W. A. Dudley and E. B. Woolfolk for respondent.
(1) The court, on the authority of the agent's commission, might have declared as a matter of law that the agent had authority to make a verbal contract of insurance. It made him a "policy-writing" agent, "clothed with the full powers of his principal." Parsons v. Ins. Co., 132 Mo. 583; McCullough v. Ins. Co., 113 Mo. 606. All the late cases are to that effect. (2) There was no error in admitting the declaration of agent Pace when inquiries were made as to the status of the insurance. Pace was a general agent. Nickell v. Ins. Co., 144 Mo. 420; Laundry Co. v. Ins. Co., 151 Mo. 90; Wolf v. Ins. Co., 86 Mo.App. 410; Chamberlain v. Ins. Co., 80 Mo.App. 589. (3) And the company is bound by his declarations under the rules as to admissions of parties to the suit. Malecek v. Railroad, 57 Mo. 17; Northrup v. Ins. Co., 47 Mo. 435; Bates v. Holliday, 31 Mo.App. 162; Jackson v. Ins. Co., 27 Mo.App. 62.
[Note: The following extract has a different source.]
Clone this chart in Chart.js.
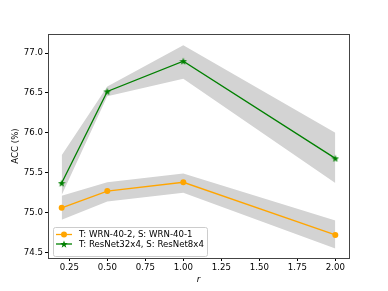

Plaintiff was erecting a frame building in Lincoln county to be devoted to purposes of religious worship. The building had been covered, during its progress, by successive insurance policies issued by defendant, through its agent at Elsberry, John W. Pace, the first policy for a term of sixty days, the next for a period of one month expiring February 7, 1901; the amount of the risk in both these policies was the same, the precise recital in the last policy being "$ 750 on the one-story frame, shingle roof building and its foundations, to be occupied as a church when completed (builder's risk), and situated in survey 1724." On the day of the expiration of the second policy, an interview occurred between plaintiff and Pace, the agent of defendant, of which plaintiff's version is thus exhibited by the record:
What transpired at the next meeting following the fire, which occurred February 9th is described by plaintiff in the following language:
The petition of plaintiff alleged the authority of Pace, as local and established agent of defendant, to receive applications, take risks, insure, make out and deliver policies, collect and receive premiums for defendant, the application on the date mentioned by plaintiff to Pace as such agent, an agreement to insure the property described for ten days, and the further agreement in pursuance of such contract of insurance so made, and in consideration of the liability assumed by plaintiff to pay the premium, that defendant would issue and deliver to plaintiff an insurance policy. The petition proceeding, averred the total destruction by fire on February 9, 1901, of the property insured, the damage thereby to plaintiff in excess of the amount of insurance, notice of loss, and tender of the premium to defendant, concluding with the general allegation of due performance of all conditions of the contract by plaintiff.
The answer of defendant was a general denial. A jury trial resulted in a verdict for full amount in favor of plaintiff.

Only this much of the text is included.